Friday, January 22, 2016

Stocks Point To A Recession; Oil Screams A Global Depression...........

Stocks Point To A Recession; Oil Screams A Global Depression

The U.S. may not be in an official technical recession yet and it won't be until the NBER retroactively opines at some point in the next few years. Yet nobody debates that the U.S. manufacturing sector is now contracting and it is only the services sector which is, at best, still growing if you 
ignore the last few Service ISM and PMI reports confirming that the manufacturing recession is rapidly spilling over.

Well, according to stocks, a recession is precisely where the US was as of roughly noon yesterday, when the S&P touched an intraday low of 1812. This represents a 15% drop from the all time high close of 2,131 last summer. It also represents half the post-World War II average peak to trough decline around recession, which amounts to roughly 30% as shown in the chart below.



So, according to stocks, the US is already in a recession; in fact all that would take is another 15% drop in the S&P for the market to suffer the average decline observed during the past 11 US recessions.

One place where there is no doubt about this, if not in 
the US, then certainly in the global economy, is oil. 

According to Bank of America, at yesterday's intra-day low of $26.19 crude oil had declined 76% since the peak in the summer of 2014. That drop nearly matches the 77% peak-trough decline during the financial crisis in 2008, which for all intents and purposes was a global depression, swept under the rug thanks to two things: 

1) the Fed's dramatic emergency response, ZIRP and QE, and 

2) China's historic releveraging crusade, which has seen its total debt quadruple and is currently at 300% of GDP.

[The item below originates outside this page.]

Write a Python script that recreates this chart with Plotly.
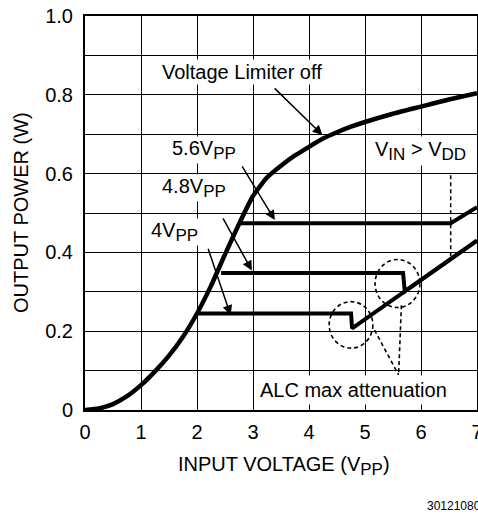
import plotly.graph_objects as go

# ---- data ----
limiter_x = [0, 0.25, 0.5, 0.75, 1.0, 1.25, 1.5, 1.75, 2.0, 2.25, 2.5, 2.75, 3.0, 3.25, 3.5, 3.75, 4.0, 4.25, 4.5, 4.75, 5.0, 5.5, 6.0, 6.5, 7.0]
limiter_y = [0, 0.004, 0.015, 0.035, 0.063, 0.098, 0.138, 0.186, 0.245, 0.315, 0.395, 0.472, 0.543, 0.590, 0.620, 0.646, 0.668, 0.689, 0.705, 0.719, 0.731, 0.752, 0.770, 0.788, 0.804]

v4_x = [2.0, 4.75, 4.77, 7.0]
v4_y = [0.245, 0.245, 0.207, 0.43]

v48_x = [2.43, 5.68, 5.71, 7.0]
v48_y = [0.348, 0.348, 0.301, 0.43]

v56_x = [2.77, 6.53, 7.0]
v56_y = [0.474, 0.474, 0.515]

vdd_x = [6.53, 6.53]
vdd_y = [0.596, 0.383]

x_ticks = [0, 1, 2, 3, 4, 5, 6, 7]
y_ticks = [0, 0.1, 0.2, 0.3, 0.4, 0.5, 0.6, 0.7, 0.8, 0.9, 1.0]
y_ticktext = ["0", "", "0.2", "", "0.4", "", "0.6", "", "0.8", "", "1.0"]

FONT = "Liberation Sans, Arial, Helvetica, sans-serif"
FS = 20


def sub(s):
    return '<sub><span style="font-size:17px">' + s + '</span></sub>'


fig = go.Figure()
fig.add_trace(go.Scatter(x=limiter_x, y=limiter_y, mode="lines",
                         line=dict(color="black", width=4.5, shape="spline", smoothing=0.5)))
fig.add_trace(go.Scatter(x=v4_x, y=v4_y, mode="lines", line=dict(color="black", width=4)))
fig.add_trace(go.Scatter(x=v48_x, y=v48_y, mode="lines", line=dict(color="black", width=4)))
fig.add_trace(go.Scatter(x=v56_x, y=v56_y, mode="lines", line=dict(color="black", width=4)))
fig.add_trace(go.Scatter(x=vdd_x, y=vdd_y, mode="lines", line=dict(color="black", width=1.5, dash="4px,3px")))

# dashed circles and pointer lines
dash = dict(color="black", width=1.6, dash="4px,3px")
fig.add_shape(type="circle", xref="x", yref="y", x0=4.36, x1=5.14, y0=0.157, y1=0.275, line=dash)
fig.add_shape(type="circle", xref="x", yref="y", x0=5.18, x1=5.98, y0=0.26, y1=0.382, line=dash)
fig.add_shape(type="line", xref="x", yref="y", x0=5.17, y0=0.203, x1=5.6, y1=0.089, line=dash)
fig.add_shape(type="line", xref="x", yref="y", x0=5.65, y0=0.266, x1=5.6, y1=0.089, line=dash)

tf = dict(family=FONT, size=FS, color="black")
ann = []
# labels
ann.append(dict(x=2.81, y=0.859, text="Voltage Limiter off", showarrow=False, bgcolor="white",
                xanchor="center", yanchor="middle", font=tf, borderpad=1))
ann.append(dict(x=1.54, y=0.660, text="5.6V" + sub("PP"), showarrow=False, bgcolor="white",
                xanchor="left", yanchor="middle", font=tf, borderpad=0))
ann.append(dict(x=1.36, y=0.563, text="4.8V" + sub("PP"), showarrow=False, bgcolor="white",
                xanchor="left", yanchor="middle", font=tf, borderpad=0))
ann.append(dict(x=1.16, y=0.452, text="4V" + sub("PP"), showarrow=False, bgcolor="white",
                xanchor="left", yanchor="middle", font=tf, borderpad=0))
ann.append(dict(x=5.14, y=0.658, text="V" + sub("IN") + " > V" + sub("DD"), showarrow=False, bgcolor="white",
                xanchor="left", yanchor="middle", font=tf, borderpad=1))
ann.append(dict(x=4.8, y=0.05, text="ALC max attenuation", showarrow=False, bgcolor="white",
                xanchor="center", yanchor="middle", font=tf, borderpad=3))
# arrows
for (tx, ty, sx, sy) in [(4.24, 0.698, 3.36, 0.82), (3.39, 0.482, 2.79, 0.622),
                         (2.98, 0.354, 2.45, 0.49), (2.6, 0.241, 2.19, 0.413)]:
    ann.append(dict(x=tx, y=ty, ax=sx, ay=sy, axref="x", ayref="y", xref="x", yref="y",
                    text="", showarrow=True, arrowhead=2, arrowsize=1.3, arrowwidth=1.5,
                    arrowcolor="black", standoff=0))
# axis titles
ann.append(dict(x=0, y=0.5, xref="paper", yref="paper", xshift=-64, text="OUTPUT POWER (W)",
                textangle=-90, showarrow=False, font=tf, xanchor="center", yanchor="middle"))
ann.append(dict(x=0.508, y=0, xref="paper", yref="paper", yshift=-41, text="INPUT VOLTAGE (V" + sub("PP") + ")",
                showarrow=False, font=tf, xanchor="center", yanchor="top"))
ann.append(dict(x=(425 - 85) / 392, y=0, xref="paper", yref="paper", yshift=-87, text="30121080",
                showarrow=False, font=dict(family=FONT, size=12, color="black"), xanchor="left", yanchor="top"))
for a in ann:
    a.setdefault("xref", "x")
    a.setdefault("yref", "y")
fig.update_layout(annotations=ann)

fig.update_layout(
    width=478, height=514,
    margin=dict(l=85, r=1, t=16, b=104, autoexpand=False),
    paper_bgcolor="white", plot_bgcolor="white",
    showlegend=False,
    font=dict(family=FONT, size=FS, color="black"),
)
fig.update_xaxes(range=[0, 7], tickvals=x_ticks, showgrid=True, gridcolor="black", gridwidth=1.3,
                 showline=True, linecolor="black", linewidth=2, mirror=True,
                 ticks="", ticklabelstandoff=3, zeroline=False, tickfont=tf, automargin=False,
                 ticklabeloverflow="allow")
fig.update_yaxes(range=[0, 1.0], tickvals=y_ticks, ticktext=y_ticktext, showgrid=True, gridcolor="black",
                 gridwidth=1.3, showline=True, linecolor="black", linewidth=2, mirror=True,
                 ticks="", ticklabelstandoff=6, zeroline=False, tickfont=tf, automargin=False,
                 ticklabeloverflow="allow")

# remove the default page margin so the 478x514 figure fills the window exactly
fig.write_html("out.html", config={"displayModeBar": False},
               post_script="document.body.style.margin='0';document.body.style.overflow='hidden';")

Don't expect either the Fed or China to be able to unleash any remotely comparable response the next time there is a "Lehman-like" event. !!!!!!


So where are we now? 

Well, according to securities markets, anywhere between a US recession and a full-blown global depression. And while the markets' discounting ability has been severely compromised after 7 years of central planning, we can't help but wonder just what happens to the global economy when whatever it is that oil, and now stocks, are seeing is finally unleashed outside of comfortable confines of capital markets.